Therapy to mend parts of the brain damaged by strokes has moved a step closer, thanks to research at Monash University’s Australian Regenerative Medicine Institute (ARMI) and the Florey Neuroscience Institutes (FNI).
Scientists, James Bourne and Jihane Homman-Ludiye, of ARMI, and Tobias Merson, of FNI, have discovered precursor cells in the visual processing region of the brains of young marmoset monkeys which can form new brain cells in a culture dish.
The work, published recently in the journal, PLoS One, raises the possibility of new therapies for victims of brain injuries such as stroke.
Commenting on the work, Stem Cells Australia's Professor Martin Pera said "These results, which point strongly to the existence of stem cells in the primate cortex, have important implications for understanding normal brain function and add to a growing body of evidence that stem or progenitor cells may participate in the repair of injuries to this critical region of the brain."
The team isolated a type of cell from the brain tissue of two-week-old marmoset monkeys, which have similar brains to humans.
They exposed the cells to various combinations of growth factors – proteins that promote cell proliferation – to see if the cells would multiply and form neurons in the culture dish.
Some of the cells started to multiply to form clusters of cells called neurospheres – the forerunners of mature brain cells – when treated with two specific growth factors. This puts them in a class of cells called neural progenitors. Like stem cells, these cells can convert into specialist cells to form various tissues.
It was once thought that our full complement of brain cells was fixed at birth.
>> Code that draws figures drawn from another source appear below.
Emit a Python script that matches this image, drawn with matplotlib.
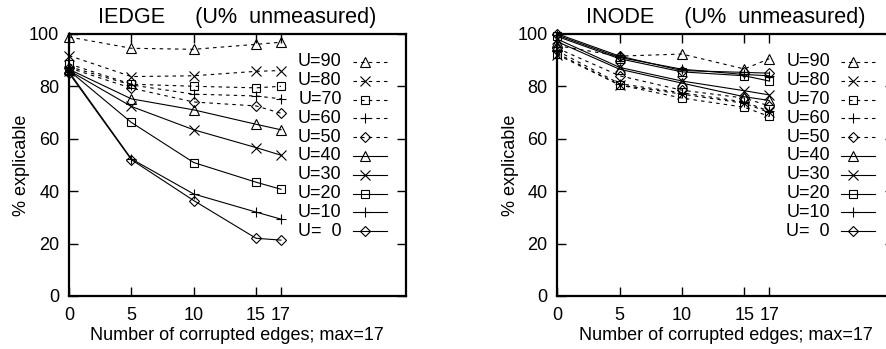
import numpy as np
import matplotlib
matplotlib.use("Agg")
import matplotlib.pyplot as plt

plt.rcParams['font.family'] = ['Liberation Sans', 'DejaVu Sans']
plt.rcParams['font.size'] = 13
plt.rcParams['lines.scale_dashes'] = False

# number of corrupted edges
edges = [0, 5, 10, 15, 17]
u_levels = [90, 80, 70, 60, 50, 40, 30, 20, 10, 0]

# % explicable, IEDGE
iedge = {
    90: [98.8, 94.5, 94.1, 96.0, 96.8],
    80: [91.7, 83.7, 84.0, 85.7, 86.0],
    70: [88.5, 80.8, 80.0, 79.4, 80.0],
    60: [87.5, 80.5, 77.0, 76.3, 75.2],
    50: [87.0, 79.3, 74.0, 72.5, 69.7],
    40: [86.5, 75.2, 71.0, 65.5, 63.4],
    30: [86.0, 72.3, 63.4, 56.6, 53.7],
    20: [86.0, 66.2, 50.9, 43.4, 40.7],
    10: [85.5, 52.3, 38.9, 32.0, 29.3],
    0:  [85.0, 52.0, 36.4, 22.0, 21.3],
}

# % explicable, INODE
inode = {
    90: [95.5, 91.5, 92.3, 86.6, 90.5],
    80: [92.0, 80.5, 77.0, 73.5, 70.0],
    70: [92.5, 80.5, 75.5, 72.0, 68.5],
    60: [93.5, 81.0, 77.5, 74.0, 70.5],
    50: [94.5, 84.0, 78.5, 75.5, 72.5],
    40: [97.0, 86.5, 81.2, 76.0, 74.6],
    30: [98.0, 87.2, 82.0, 78.3, 76.7],
    20: [99.0, 90.5, 85.5, 84.0, 82.0],
    10: [99.5, 91.0, 86.5, 84.5, 84.0],
    0:  [100.0, 91.5, 86.0, 85.3, 85.0],
}

markers = {90: '^', 80: 'x', 70: 's', 60: '+', 50: 'D',
           40: '^', 30: 'x', 20: 's', 10: '+', 0: 'D'}
msizes = {'^': 6.5, 'x': 6.5, 's': 6, '+': 7.5, 'D': 5}
dashed = (0, (2.5, 3.0))


def style(u):
    m = markers[u]
    ls = dashed if u >= 50 else '-'
    return dict(color='black', lw=0.8, ls=ls, marker=m, ms=msizes[m],
                mfc='none', mec='black', mew=0.8)


def draw(ax, data, title):
    for u in u_levels:
        ax.plot(edges, data[u], **style(u), clip_on=False, zorder=3)
    ax.set_xlim(0, 27)
    ax.set_ylim(0, 100)
    ax.set_xticks(edges)
    ax.set_xticklabels(['0', '5', '10', '15', '17'])
    ax.set_yticks(range(0, 101, 20))
    ax.tick_params(direction='in', length=6.5, width=1.0, top=True, right=True)
    ax.tick_params(axis='y', pad=7)
    ax.tick_params(axis='x', pad=8)
    for s in ax.spines.values():
        s.set_linewidth(1.6)
    ax.set_title(title, pad=7.5)
    ax.set_xlabel('Number of corrupted edges; max=17', labelpad=2)
    ax.set_ylabel('% explicable', labelpad=-1)

    # gnuplot-style key: right-aligned text, sample line to its right
    y0, dy = 0.893, 0.0718
    for i, u in enumerate(u_levels):
        y = y0 - i * dy
        lab = 'U=%2d' % u if u else 'U=  0'
        ax.text(0.81, y, lab, ha='right', va='center', transform=ax.transAxes)
        st = style(u)
        ax.plot([0.843, 0.944], [y, y], transform=ax.transAxes, color='black',
                lw=0.8, ls=st['ls'], clip_on=False)
        ax.plot([0.878], [y], transform=ax.transAxes, ls='none',
                marker=st['marker'], ms=st['ms'], mfc='none', mec='black',
                mew=0.8, clip_on=False)


fig = plt.figure(figsize=(8.86, 3.49), dpi=100)
ax1 = fig.add_axes([0.0779, 0.152, 0.380, 0.751])
ax2 = fig.add_axes([0.629, 0.152, 0.380, 0.751])

draw(ax1, iedge, 'IEDGE     (U%  unmeasured)')
draw(ax2, inode, 'INODE     (U%  unmeasured)')

fig.savefig('out.png', dpi=100)
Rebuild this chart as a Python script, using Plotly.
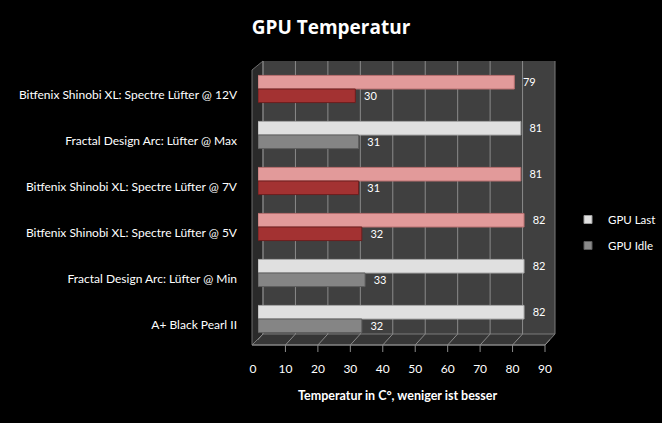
import plotly.graph_objects as go

categories = [
    "Bitfenix Shinobi XL: Spectre Lüfter @ 12V",
    "Fractal Design Arc: Lüfter @ Max",
    "Bitfenix Shinobi XL: Spectre Lüfter @ 7V",
    "Bitfenix Shinobi XL: Spectre Lüfter @ 5V",
    "Fractal Design Arc: Lüfter @ Min",
    "A+ Black Pearl II",
]
gpu_last = [79, 81, 81, 82, 82, 82]
gpu_idle = [30, 31, 31, 32, 33, 32]
tick_values = [0, 10, 20, 30, 40, 50, 60, 70, 80, 90]

W, H = 662, 423
L, R, T, B = 258, 550, 66, 342

def px(x):
    return (x - L) / (R - L)

def py(y):
    return (B - y) / (B - T)

is_bitfenix = [c.startswith("Bitfenix") for c in categories]
last_colors = ["#e29a9a" if b else "#e0e0e0" for b in is_bitfenix]
last_lines = ["#b87070" if b else "#a8a8a8" for b in is_bitfenix]
idle_colors = ["#a33232" if b else "#858585" for b in is_bitfenix]
idle_lines = ["#6e1e1e" if b else "#5e5e5e" for b in is_bitfenix]

fig = go.Figure()
fig.add_trace(go.Bar(
    y=categories, x=gpu_last, orientation="h", name="GPU Last",
    marker=dict(color=last_colors, line=dict(color=last_lines, width=1)),
    text=[str(v) for v in gpu_last], texttemplate="  %{text}", textposition="outside",
    textfont=dict(color="white", size=13, family="Lato"),
    cliponaxis=False, showlegend=False,
))
fig.add_trace(go.Bar(
    y=categories, x=gpu_idle, orientation="h", name="GPU Idle",
    marker=dict(color=idle_colors, line=dict(color=idle_lines, width=1)),
    text=[str(v) for v in gpu_idle], texttemplate="  %{text}", textposition="outside",
    textfont=dict(color="white", size=13, family="Lato"),
    cliponaxis=False, showlegend=False,
))
# legend entries
fig.add_trace(go.Scatter(x=[None], y=[None], mode="markers", name="GPU Last", legendgroup="a",
                         marker=dict(symbol="square", size=8, color="#e0e0e0",
                                     line=dict(color="#9a9a9a", width=1))))
fig.add_trace(go.Scatter(x=[None], y=[None], mode="markers", name="GPU Idle", legendgroup="b",
                         marker=dict(symbol="square", size=8, color="#8a8a8a",
                                     line=dict(color="#5a5a5a", width=1))))

shapes = []
shapes.append(dict(type="rect", xref="paper", yref="paper",
                   x0=px(263), x1=px(555), y0=py(334), y1=py(61),
                   fillcolor="#404040", line=dict(width=0), layer="below"))
shapes.append(dict(type="path", xref="paper", yref="paper",
                   path=f"M {px(252)} {py(70)} L {px(263)} {py(61)} L {px(263)} {py(334)} L {px(252)} {py(345)} Z",
                   fillcolor="#2a2a2a", line=dict(color="#6e6e6e", width=1), layer="below"))
shapes.append(dict(type="path", xref="paper", yref="paper",
                   path=f"M {px(252)} {py(345)} L {px(263)} {py(334)} L {px(555)} {py(334)} L {px(545)} {py(345)} Z",
                   fillcolor="#363636", line=dict(color="#7a7a7a", width=1), layer="below"))
shapes.append(dict(type="line", xref="paper", yref="paper",
                   x0=px(555), x1=px(555), y0=py(334), y1=py(61),
                   line=dict(color="#7a7a7a", width=1), layer="below"))
for v in tick_values:
    shapes.append(dict(type="line", xref="x", yref="paper", xsizemode="pixel", xanchor=v,
                       x0=5, x1=5, y0=py(334), y1=py(61),
                       line=dict(color="#8a8a8a", width=1), layer="below"))
    shapes.append(dict(type="line", xref="x", yref="paper", xsizemode="pixel", xanchor=v,
                       x0=-5, x1=5, y0=py(345), y1=py(334),
                       line=dict(color="#8a8a8a", width=1), layer="below"))
    shapes.append(dict(type="line", xref="x", yref="paper", xsizemode="pixel", xanchor=v,
                       x0=-5, x1=-5, y0=py(345), y1=py(352),
                       line=dict(color="#8a8a8a", width=1), layer="below"))
shapes.append(dict(type="line", xref="paper", yref="paper",
                   x0=px(252), x1=px(545), y0=py(345), y1=py(345),
                   line=dict(color="#8a8a8a", width=1), layer="below"))

fig.update_layout(
    width=W, height=H,
    margin=dict(l=L, r=W - R, t=T, b=H - B, pad=0, autoexpand=False),
    paper_bgcolor="black", plot_bgcolor="rgba(0,0,0,0)",
    barmode="group", bargap=0.41, bargroupgap=0,
    font=dict(family="Lato", color="white", size=11),
    title=dict(text="<b>GPU Temperatur</b>", x=0.5, xanchor="center",
               y=1 - 27 / H, yanchor="middle", yref="container",
               font=dict(family="Open Sans", size=19, color="white")),
    xaxis=dict(range=[0, 90], tickvals=tick_values, showgrid=False, zeroline=False,
               showline=False, ticks="", ticklabelshift=-5, ticklabelstandoff=18,
               tickfont=dict(family="Lato", size=12, color="white"), fixedrange=True,
               automargin=False),
    yaxis=dict(categoryorder="array", categoryarray=categories, autorange="reversed",
               showgrid=False, zeroline=False, showline=False, ticks="",
               ticklabelstandoff=20, ticklabelshift=-6,
               tickfont=dict(family="Lato", size=12, color="white"), fixedrange=True,
               automargin=False),
    legend=dict(x=px(568), y=py(205), xanchor="left", yanchor="top",
                bgcolor="rgba(0,0,0,0)", font=dict(family="Lato", size=11.5, color="white"),
                itemwidth=30, tracegroupgap=7),
    shapes=shapes,
    annotations=[dict(text="<b>Temperatur in C°, weniger ist besser</b>", xref="paper", yref="paper",
                      x=px(398), y=py(395), xanchor="center", yanchor="middle", showarrow=False,
                      font=dict(family="Lato", size=12.5, color="white"))],
)

fig.write_html("out.html")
That view has been toppled in recent decades with the discovery of stem cells in the human brain that can form new neurons in adulthood, said Dr Merson, a neuroscientist.
But until now, those cells have been thought to be limited to two regions of the brain, including the hippocampus, which is involved in memory and learning.
The team’s breakthrough suggests that cells with the ability to form new neurons after birth are much more widespread in the brain. The cells under investigation in this latest research were isolated from the primary visual cortex, the brain structure at the back of the head involved in the processing of stimuli from the eyes. “This structure is very big in humans and other primates and is often affected by brain injury,” Dr Bourne said.
“Our results support the view that this region of the brain has the potential to generate new neurons at later stages than once thought,” Dr Merson said. “We were surprised at how easily we were able to generate the proliferating neurospheres. We were able to propagate them, and keep them in culture for up to a year.”
He said other regions of the brain involved in sensory processing could harbour similar cells.
The scientists plan further research to see if the production of new neurons after birth occurs naturally in the primary visual cortex, and whether the mechanism could be activated after injury.
“It could be plausible to manipulate the progenitor cells to produce more neurons,” Dr Bourne said.